In 1917, Woodrow Wilson, praying that peace might prevail on Earth, took us into the greatest war humankind had yet seen, saying that it was a war to end all war. And you know what: the chief result of that war was the emergence of Communism and Fascism. Then we had an even greater war to defeat Fascism, and two more wars, in Korea and Vietnam, to try to hold back the rising tide of Communism. War, as always, produced war after war. Let’s look at the Christian Scriptures. It says, "Whatever a man sows, that he will also reap." If we sow violence, we will reap violence.
People argue about what helped most to turn back the tide of Communism. I think the crucial factor was the heroism of Lech Walesa and the Solidarity movement in Poland that defied Communism, but did it with nonviolent resistance. In the Soviet Union the thing that tipped the balance was the heroism of Boris Yeltsin, who stood on top of a tank in Moscow and dared the Soviet army to push him off. These people did not utter pious platitudes. They took big personal risks, nonviolent risks, and they made peace prevail.

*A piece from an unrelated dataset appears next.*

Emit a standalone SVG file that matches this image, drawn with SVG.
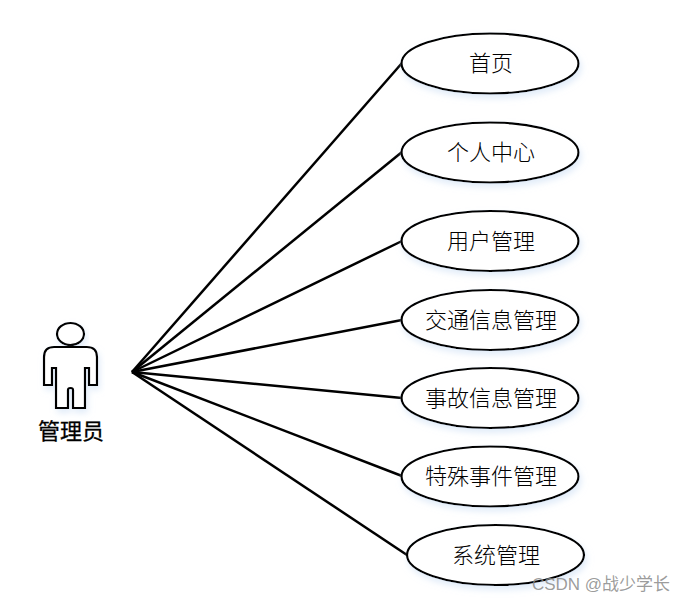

The Quaker message is that peace begins with an individual, an individual in communion with the Holy Spirit, an individual living peace, and exemplifying it at all costs. In 1651, George Fox, the founder of the Quaker movement, was offered a commission in the Puritan army. He refused it. Then he went home and wrote in his journal, "I told them I lived in the virtue of that life and power that took away the occasion of all wars." Peace must be inward before it can become outward. Then you have to do something about it. For instance, you have to feed the hungry. That’s why American Friends Service Committee, a peace organization, spends a lot of its time and money feeding the hungry. Hungry people are ripe for war and revolution. And then look at those incredible words of St. Paul: "If thine enemy hunger, feed him." He was following the injunction of Jesus to exemplify love unconditionally, even if you die for it, as Jesus in fact did.
Quakers in 1660 sent a message to King Charles II, saying, "We utterly deny all outward wars and fightings with outward weapons, for any end, or under any pretence whatsoever; this is our testimony to the whole world. . . . The spirit of Christ, by which we are guided, is not changeable, so as once to command us from a thing as evil and again to move unto it." That is not a pious prayer. It has consequences. And it did. George Fox and hundreds if not thousands of Quakers spent years in cold, filthy prisons for daring to hold to their unconventional beliefs; for daring to worship without a paid, professional, authorized ministry; for daring to witness against the cruelty and rigidity of an absolutist society. It was an example of nonviolent protest, standing up for Truth, just as early Christians had done in defying the Roman empire and all its bloodthirsty power.
Luckily, the Quaker triumph came faster. It came in 1689, when Great Britain adopted the Toleration Act. The most precious civil liberties we have, freedom of speech and freedom of religion, can be traced to that same, sublime moment in 1689 when peace prevailed in England and its colonies. It prevailed not because of platitudes but because some people had suffered for Truth nonviolently and others had had enough—enough of religious wars and religious persecution.
Jesus said: "You will know them by their fruits. Are grapes gathered from thorns, or figs from thistles?" If you sow peace, you will reap peace. If you sow violence, you will reap violence. We need to learn this lesson. It is the lesson that we need to be guided by tomorrow as we go to the polls. It is the great lesson of what is happening in Iraq. It is the lesson of what will continue to happen if we don’t learn to live, to live in that life and power that takes away the occasion of all wars.